Exercise
Begin with the line holding "Recreate this image", end with the line holding "(sd3) at (1961,405)", and repeat every line in between exactly, without pictures.

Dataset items
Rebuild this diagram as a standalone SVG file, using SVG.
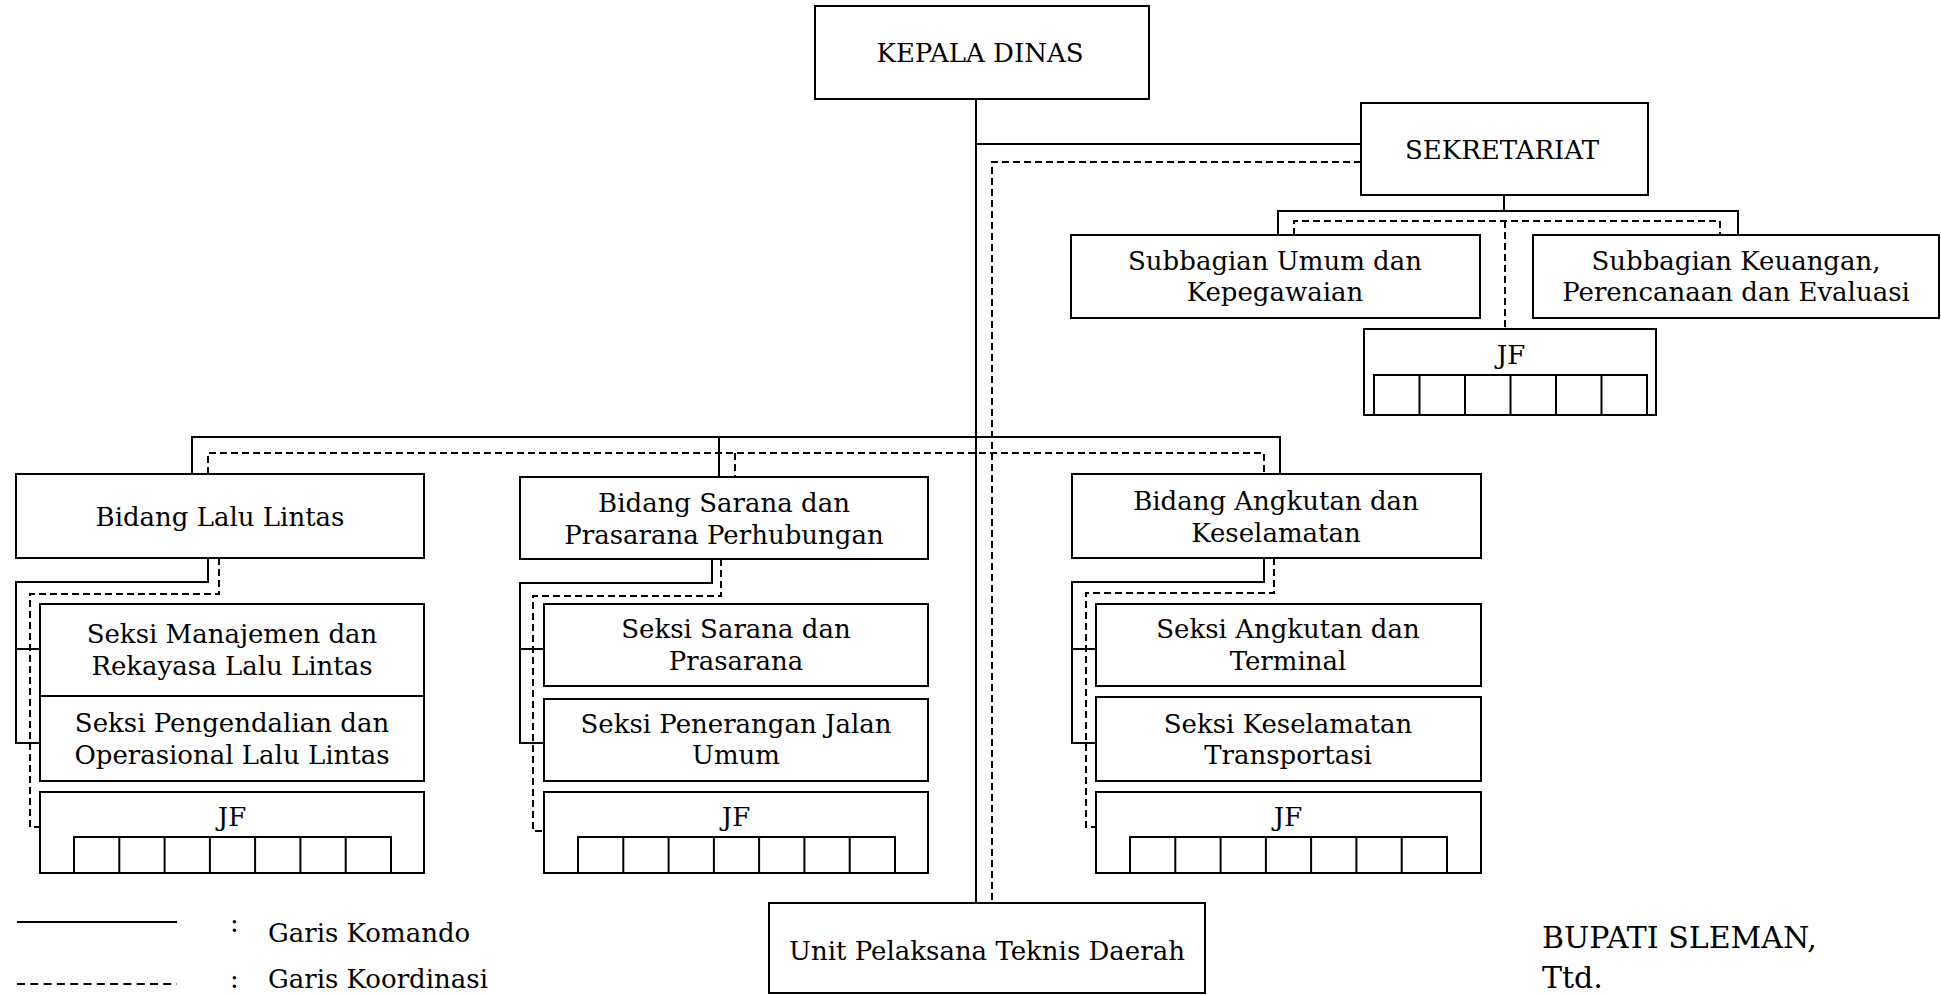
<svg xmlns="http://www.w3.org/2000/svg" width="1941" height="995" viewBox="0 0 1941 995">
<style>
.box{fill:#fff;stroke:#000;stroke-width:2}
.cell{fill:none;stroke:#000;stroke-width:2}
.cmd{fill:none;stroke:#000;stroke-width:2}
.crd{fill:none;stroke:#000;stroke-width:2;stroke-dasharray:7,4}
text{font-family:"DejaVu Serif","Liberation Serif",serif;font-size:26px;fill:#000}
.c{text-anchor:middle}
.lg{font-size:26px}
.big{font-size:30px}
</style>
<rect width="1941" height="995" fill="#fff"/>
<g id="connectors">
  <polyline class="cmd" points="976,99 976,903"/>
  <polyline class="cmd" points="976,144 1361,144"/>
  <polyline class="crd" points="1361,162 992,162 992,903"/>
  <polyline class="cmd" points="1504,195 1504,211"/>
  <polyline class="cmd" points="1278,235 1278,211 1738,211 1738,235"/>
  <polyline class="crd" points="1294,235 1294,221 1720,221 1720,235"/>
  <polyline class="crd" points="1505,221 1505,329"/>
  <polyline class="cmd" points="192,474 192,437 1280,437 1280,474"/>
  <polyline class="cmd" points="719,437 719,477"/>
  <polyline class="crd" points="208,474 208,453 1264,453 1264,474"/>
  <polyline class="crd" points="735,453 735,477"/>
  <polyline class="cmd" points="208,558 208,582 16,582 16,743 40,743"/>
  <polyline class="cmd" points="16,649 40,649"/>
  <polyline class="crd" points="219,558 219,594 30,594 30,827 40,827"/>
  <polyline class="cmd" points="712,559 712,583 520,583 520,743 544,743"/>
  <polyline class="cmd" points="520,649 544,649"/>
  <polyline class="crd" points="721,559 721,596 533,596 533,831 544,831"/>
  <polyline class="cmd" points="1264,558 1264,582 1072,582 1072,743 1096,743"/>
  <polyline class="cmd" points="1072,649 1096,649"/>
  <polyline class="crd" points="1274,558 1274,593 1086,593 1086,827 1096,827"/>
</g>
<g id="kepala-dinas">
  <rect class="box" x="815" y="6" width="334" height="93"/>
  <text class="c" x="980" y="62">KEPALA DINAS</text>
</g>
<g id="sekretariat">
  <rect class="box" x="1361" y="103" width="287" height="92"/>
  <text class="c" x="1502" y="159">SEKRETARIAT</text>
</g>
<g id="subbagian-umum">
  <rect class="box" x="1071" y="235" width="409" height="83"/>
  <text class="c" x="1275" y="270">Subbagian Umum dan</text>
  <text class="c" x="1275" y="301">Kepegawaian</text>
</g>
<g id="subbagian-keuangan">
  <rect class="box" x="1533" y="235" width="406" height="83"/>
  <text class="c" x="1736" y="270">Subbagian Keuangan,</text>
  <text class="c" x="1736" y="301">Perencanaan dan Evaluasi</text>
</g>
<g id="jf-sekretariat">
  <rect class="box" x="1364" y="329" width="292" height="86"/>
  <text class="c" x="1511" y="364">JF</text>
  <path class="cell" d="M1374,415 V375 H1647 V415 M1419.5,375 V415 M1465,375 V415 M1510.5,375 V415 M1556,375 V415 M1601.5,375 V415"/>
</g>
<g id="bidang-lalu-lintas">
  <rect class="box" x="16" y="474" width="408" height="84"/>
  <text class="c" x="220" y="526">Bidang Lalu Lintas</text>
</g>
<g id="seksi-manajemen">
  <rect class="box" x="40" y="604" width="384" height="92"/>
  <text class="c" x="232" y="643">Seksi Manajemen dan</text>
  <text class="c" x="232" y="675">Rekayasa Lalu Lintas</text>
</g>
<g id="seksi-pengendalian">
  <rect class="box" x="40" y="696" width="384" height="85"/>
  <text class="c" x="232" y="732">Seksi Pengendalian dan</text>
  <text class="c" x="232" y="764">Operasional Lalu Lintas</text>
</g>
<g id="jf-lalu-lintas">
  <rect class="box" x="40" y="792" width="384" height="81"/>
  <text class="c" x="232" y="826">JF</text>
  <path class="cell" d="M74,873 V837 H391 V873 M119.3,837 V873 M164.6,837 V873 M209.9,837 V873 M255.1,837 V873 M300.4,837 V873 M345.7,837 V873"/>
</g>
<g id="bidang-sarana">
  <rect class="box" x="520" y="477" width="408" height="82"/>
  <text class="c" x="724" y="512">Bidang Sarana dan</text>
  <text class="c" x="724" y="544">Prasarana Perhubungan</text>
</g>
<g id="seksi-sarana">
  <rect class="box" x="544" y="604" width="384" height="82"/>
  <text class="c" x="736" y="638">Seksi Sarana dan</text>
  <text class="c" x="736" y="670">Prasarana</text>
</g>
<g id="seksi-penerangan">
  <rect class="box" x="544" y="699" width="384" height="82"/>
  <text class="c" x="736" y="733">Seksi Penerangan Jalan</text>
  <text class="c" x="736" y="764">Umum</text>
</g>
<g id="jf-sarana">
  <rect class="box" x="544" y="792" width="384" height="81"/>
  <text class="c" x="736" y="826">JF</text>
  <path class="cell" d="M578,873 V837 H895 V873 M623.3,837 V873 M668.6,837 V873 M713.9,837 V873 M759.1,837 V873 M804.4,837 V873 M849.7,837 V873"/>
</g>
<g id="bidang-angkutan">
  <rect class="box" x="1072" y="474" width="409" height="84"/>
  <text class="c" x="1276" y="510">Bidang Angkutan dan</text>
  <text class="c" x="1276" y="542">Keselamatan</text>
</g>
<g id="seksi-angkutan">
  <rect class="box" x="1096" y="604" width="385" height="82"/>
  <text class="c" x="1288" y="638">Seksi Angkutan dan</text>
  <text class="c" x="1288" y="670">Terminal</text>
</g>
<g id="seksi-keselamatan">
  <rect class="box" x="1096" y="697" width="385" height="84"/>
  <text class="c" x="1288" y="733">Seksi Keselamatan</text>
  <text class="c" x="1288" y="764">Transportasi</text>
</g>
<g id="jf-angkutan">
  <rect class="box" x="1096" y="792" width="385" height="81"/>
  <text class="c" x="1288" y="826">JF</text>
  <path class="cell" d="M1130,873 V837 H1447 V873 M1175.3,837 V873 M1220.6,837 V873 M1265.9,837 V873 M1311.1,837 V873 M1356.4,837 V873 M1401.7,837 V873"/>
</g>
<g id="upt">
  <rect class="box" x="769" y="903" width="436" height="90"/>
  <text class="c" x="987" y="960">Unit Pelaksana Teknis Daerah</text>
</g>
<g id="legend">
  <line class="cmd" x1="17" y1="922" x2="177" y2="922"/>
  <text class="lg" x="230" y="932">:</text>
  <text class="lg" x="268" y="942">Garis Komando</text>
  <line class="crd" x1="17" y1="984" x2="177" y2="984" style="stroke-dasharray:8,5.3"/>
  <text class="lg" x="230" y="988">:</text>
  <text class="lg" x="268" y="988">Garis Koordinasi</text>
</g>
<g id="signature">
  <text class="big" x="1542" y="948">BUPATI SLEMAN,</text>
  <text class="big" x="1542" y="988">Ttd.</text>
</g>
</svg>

---

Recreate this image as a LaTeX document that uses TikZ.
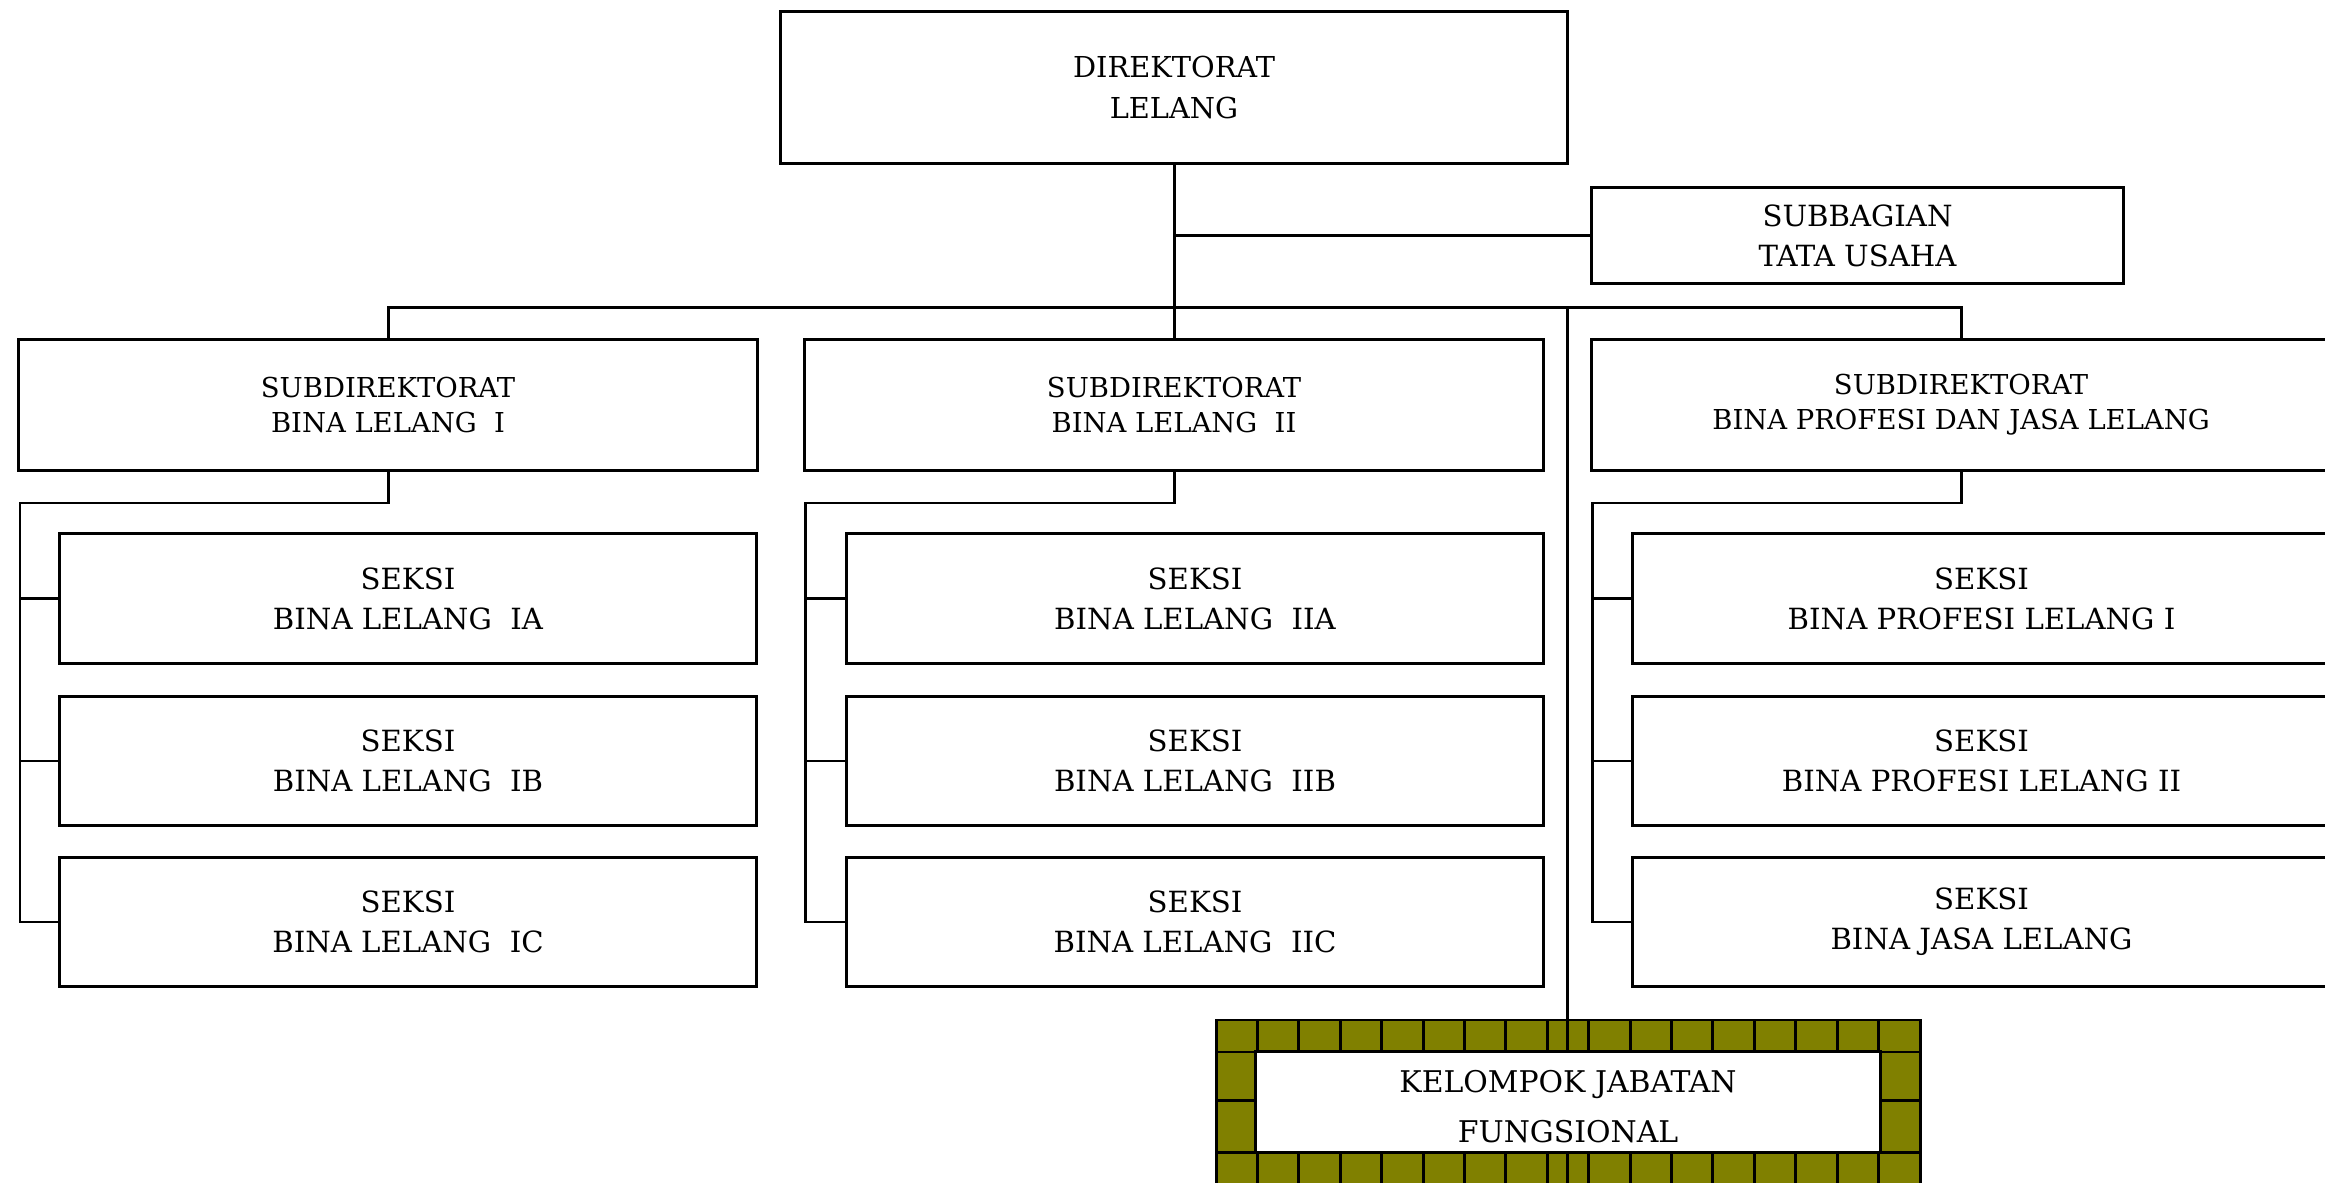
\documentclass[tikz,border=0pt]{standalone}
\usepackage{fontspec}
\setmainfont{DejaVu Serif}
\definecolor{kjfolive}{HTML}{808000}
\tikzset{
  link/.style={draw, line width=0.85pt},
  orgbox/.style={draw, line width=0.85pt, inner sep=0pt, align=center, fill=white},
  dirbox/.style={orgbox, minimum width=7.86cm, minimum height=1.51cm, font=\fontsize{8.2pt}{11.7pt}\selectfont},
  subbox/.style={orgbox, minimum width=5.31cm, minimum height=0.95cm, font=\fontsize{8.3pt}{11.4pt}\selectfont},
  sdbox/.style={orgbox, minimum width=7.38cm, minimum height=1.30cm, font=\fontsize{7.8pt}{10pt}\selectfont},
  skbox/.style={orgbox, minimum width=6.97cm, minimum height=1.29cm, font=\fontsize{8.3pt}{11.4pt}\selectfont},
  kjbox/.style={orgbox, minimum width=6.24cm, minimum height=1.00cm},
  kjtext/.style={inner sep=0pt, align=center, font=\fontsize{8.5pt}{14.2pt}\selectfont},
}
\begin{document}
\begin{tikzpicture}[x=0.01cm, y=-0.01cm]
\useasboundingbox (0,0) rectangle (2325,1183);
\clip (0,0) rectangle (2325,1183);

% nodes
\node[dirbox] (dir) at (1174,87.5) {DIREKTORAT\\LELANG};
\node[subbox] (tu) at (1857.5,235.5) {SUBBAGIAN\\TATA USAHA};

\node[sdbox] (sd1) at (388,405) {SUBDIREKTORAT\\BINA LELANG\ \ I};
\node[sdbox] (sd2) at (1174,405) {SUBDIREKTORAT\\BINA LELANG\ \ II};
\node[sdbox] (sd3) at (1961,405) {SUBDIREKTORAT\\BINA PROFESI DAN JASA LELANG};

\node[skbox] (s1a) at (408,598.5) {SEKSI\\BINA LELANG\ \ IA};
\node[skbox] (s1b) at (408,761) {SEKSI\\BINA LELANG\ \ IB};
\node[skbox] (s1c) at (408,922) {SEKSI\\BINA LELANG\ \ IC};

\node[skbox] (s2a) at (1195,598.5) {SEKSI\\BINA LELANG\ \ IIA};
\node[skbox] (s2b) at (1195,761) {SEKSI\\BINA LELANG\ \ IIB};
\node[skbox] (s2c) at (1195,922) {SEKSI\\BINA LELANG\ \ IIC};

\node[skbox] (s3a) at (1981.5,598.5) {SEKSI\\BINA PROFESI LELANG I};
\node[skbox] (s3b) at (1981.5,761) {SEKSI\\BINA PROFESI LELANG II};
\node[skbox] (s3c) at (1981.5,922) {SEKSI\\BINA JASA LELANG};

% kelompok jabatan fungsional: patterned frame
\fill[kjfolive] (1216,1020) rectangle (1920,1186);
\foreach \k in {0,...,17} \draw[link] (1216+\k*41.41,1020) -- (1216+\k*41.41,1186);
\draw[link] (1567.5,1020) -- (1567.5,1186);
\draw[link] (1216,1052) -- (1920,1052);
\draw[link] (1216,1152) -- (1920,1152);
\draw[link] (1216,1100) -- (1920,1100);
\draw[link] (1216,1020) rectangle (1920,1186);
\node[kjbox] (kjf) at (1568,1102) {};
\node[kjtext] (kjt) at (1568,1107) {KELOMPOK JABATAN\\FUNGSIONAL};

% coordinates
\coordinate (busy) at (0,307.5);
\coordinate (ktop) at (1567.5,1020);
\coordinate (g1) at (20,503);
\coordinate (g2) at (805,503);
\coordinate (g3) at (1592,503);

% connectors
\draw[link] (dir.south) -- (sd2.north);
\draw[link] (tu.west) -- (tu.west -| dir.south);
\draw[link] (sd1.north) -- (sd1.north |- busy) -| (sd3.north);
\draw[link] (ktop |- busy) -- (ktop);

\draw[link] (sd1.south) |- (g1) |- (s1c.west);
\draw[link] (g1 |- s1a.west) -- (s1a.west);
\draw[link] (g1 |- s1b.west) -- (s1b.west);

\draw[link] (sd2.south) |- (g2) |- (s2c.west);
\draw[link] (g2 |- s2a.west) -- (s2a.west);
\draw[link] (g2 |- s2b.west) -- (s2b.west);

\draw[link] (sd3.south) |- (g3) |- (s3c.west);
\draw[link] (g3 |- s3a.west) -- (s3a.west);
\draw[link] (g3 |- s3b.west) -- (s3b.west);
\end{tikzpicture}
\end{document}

Solution to the problem
Recreate this image as a LaTeX document that uses TikZ.
\documentclass[tikz,border=0pt]{standalone}
\usepackage{fontspec}
\setmainfont{DejaVu Serif}
\definecolor{kjfolive}{HTML}{808000}
\tikzset{
  link/.style={draw, line width=0.85pt},
  orgbox/.style={draw, line width=0.85pt, inner sep=0pt, align=center, fill=white},
  dirbox/.style={orgbox, minimum width=7.86cm, minimum height=1.51cm, font=\fontsize{8.2pt}{11.7pt}\selectfont},
  subbox/.style={orgbox, minimum width=5.31cm, minimum height=0.95cm, font=\fontsize{8.3pt}{11.4pt}\selectfont},
  sdbox/.style={orgbox, minimum width=7.38cm, minimum height=1.30cm, font=\fontsize{7.8pt}{10pt}\selectfont},
  skbox/.style={orgbox, minimum width=6.97cm, minimum height=1.29cm, font=\fontsize{8.3pt}{11.4pt}\selectfont},
  kjbox/.style={orgbox, minimum width=6.24cm, minimum height=1.00cm},
  kjtext/.style={inner sep=0pt, align=center, font=\fontsize{8.5pt}{14.2pt}\selectfont},
}
\begin{document}
\begin{tikzpicture}[x=0.01cm, y=-0.01cm]
\useasboundingbox (0,0) rectangle (2325,1183);
\clip (0,0) rectangle (2325,1183);

% nodes
\node[dirbox] (dir) at (1174,87.5) {DIREKTORAT\\LELANG};
\node[subbox] (tu) at (1857.5,235.5) {SUBBAGIAN\\TATA USAHA};

\node[sdbox] (sd1) at (388,405) {SUBDIREKTORAT\\BINA LELANG\ \ I};
\node[sdbox] (sd2) at (1174,405) {SUBDIREKTORAT\\BINA LELANG\ \ II};
\node[sdbox] (sd3) at (1961,405) {SUBDIREKTORAT\\BINA PROFESI DAN JASA LELANG};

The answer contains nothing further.